Oil slipped toward $68 a barrel on Monday as a stronger dollar and weaker equities prompted a retreat from last week's seven-month high above $70.

U.S. light crude for July delivery fell 10 cents to $68.34 a barrel by 11:05 am EDT, down from Friday's seven-month high of $70.32. London Brent fell 9 cents to $68.25 a barrel.

The small losses came as the dollar extended gains against a basket of currencies as stronger U.S. macroeconomic data encouraged expectations of a rise in interest rates.

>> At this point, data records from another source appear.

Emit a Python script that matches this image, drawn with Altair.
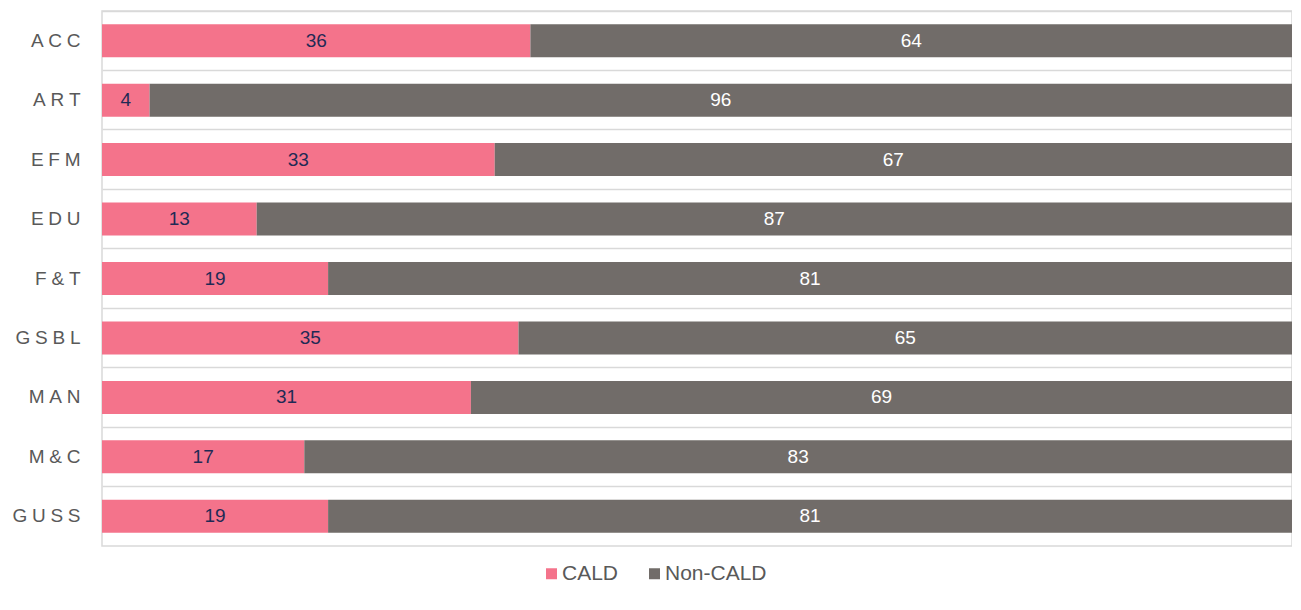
import altair as alt
import pandas as pd

categories = ["ACC", "ART", "EFM", "EDU", "F&T", "GSBL", "MAN", "M&C", "GUSS"]
cald = [36, 4, 33, 13, 19, 35, 31, 17, 19]
non_cald = [64, 96, 67, 87, 81, 65, 69, 83, 81]
series = ["CALD", "Non-CALD"]
colors = ["#F4738B", "#716C69"]
label_colors = ["#1F2A55", "#FFFFFF"]

rows = []
for c, a, b in zip(categories, cald, non_cald):
    rows.append({"cat": c, "series": "CALD", "order": 0, "value": a})
    rows.append({"cat": c, "series": "Non-CALD", "order": 1, "value": b})
df = pd.DataFrame(rows)

base = alt.Chart(df).transform_stack(
    stack="value", groupby=["cat"], as_=["x0", "x1"],
    sort=[alt.SortField("order", order="ascending")]
).transform_calculate(mid="(datum.x0 + datum.x1) / 2")

yenc = alt.Y("cat:N", sort=categories,
             scale=alt.Scale(paddingInner=0, paddingOuter=0),
             axis=alt.Axis(title=None, ticks=False, domain=False, grid=True,
                           bandPosition=0, gridColor="#D9D9D9", gridWidth=1.5,
                           labelFont="Liberation Sans", labelFontSize=19,
                           labelColor="#595959", labelPadding=22,
                           labelExpr="join(split(datum.label, ''), '\u2005')"))

xscale = alt.Scale(domain=[0, 100], nice=False, zero=True)

bars = base.mark_bar(height=alt.RelativeBandSize(0.555)).encode(
    y=yenc,
    x=alt.X("x0:Q", scale=xscale, axis=None),
    x2="x1:Q",
    color=alt.Color("series:N", scale=alt.Scale(domain=series, range=colors),
                    legend=alt.Legend(title=None, orient="none", legendX=439, legendY=552,
                                      direction="horizontal", symbolType="square",
                                      symbolSize=121, symbolStrokeWidth=0,
                                      labelFont="Liberation Sans", labelFontSize=21,
                                      labelColor="#595959", columnPadding=25,
                                      labelOffset=0, padding=0)),
)

texts = base.mark_text(font="Liberation Sans", fontSize=19, baseline="middle").encode(
    y=alt.Y("cat:N", sort=categories),
    x=alt.X("mid:Q", scale=xscale),
    text=alt.Text("value:Q"),
    color=alt.Color("series:N", scale=alt.Scale(domain=series, range=label_colors), legend=None),
)

chart = alt.layer(bars, texts).resolve_scale(color="independent").properties(
    width=1190, height=535,
    autosize=alt.AutoSizeParams(type="none"),
    padding={"left": 94, "top": 3, "right": 0, "bottom": 60},
).configure_view(stroke="#D9D9D9", strokeWidth=1.5)

chart.save("out.html", embed_options={"renderer": "svg", "actions": False})
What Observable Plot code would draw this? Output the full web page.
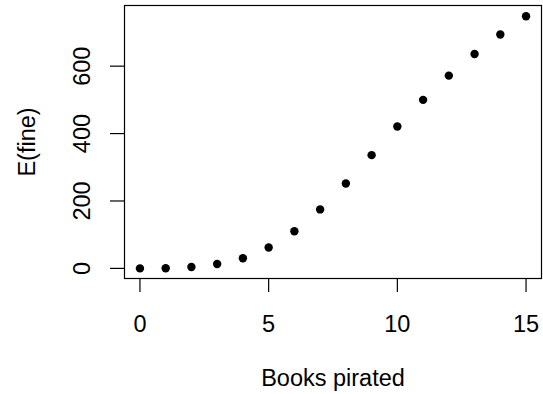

Wall Street, meanwhile, was headed lower after fast-food giant McDonald's warned that second-quarter profits could be hurt by currency swings. <.N>

U.S. crude and Brent both looked to be settling into a range between $65 and $70 per barrel, traders said, supported by cuts in output by oil producers but undermined by relatively low demand for oil and high inventories in industrialized countries due to recession.

Output cuts by OPEC have helped stabilize prices in the last few weeks but they are not enough to get the market up toward the $75-$80-per-barrel level, said Christopher Bellew, oil broker at Bache Commodities in London.

I think we might be looking at $65-$70 per barrel as a trading range for a while, he added.


Several members of the Organization of the Petroleum Exporting Countries, most notably its most influential member Saudi Arabia, have said they see around $75-$80 as a fair level for oil prices and one that would encourage future investment in the oil and gas industry.

OPEC members have promised to cut 4.2 million barrels a day of oil from their production levels since September and so far analysts say they have met 75-80 percent of that pledge.

Venezuelan Oil Minister Rafael Ramirez said on Sunday OPEC members were complying with 86 percent of promised cuts. A Reuters survey published last Wednesday said compliance had slipped to 75 percent from 81 percent in March and April.

JP Morgan has raised its forecast for fourth-quarter 2009 U.S. oil prices, this time to $65 a barrel, versus above $55 in their latest monthly energy report in May, on expectations of economic recovery and seasonal factors.

If economic forecasts are right, and we are coming out of the recession, the path for oil is going to be somewhat higher, said Lawrence Eagles, Global Head of Commodities for JP Morgan Chase at the Asian Oil and Gas Conference.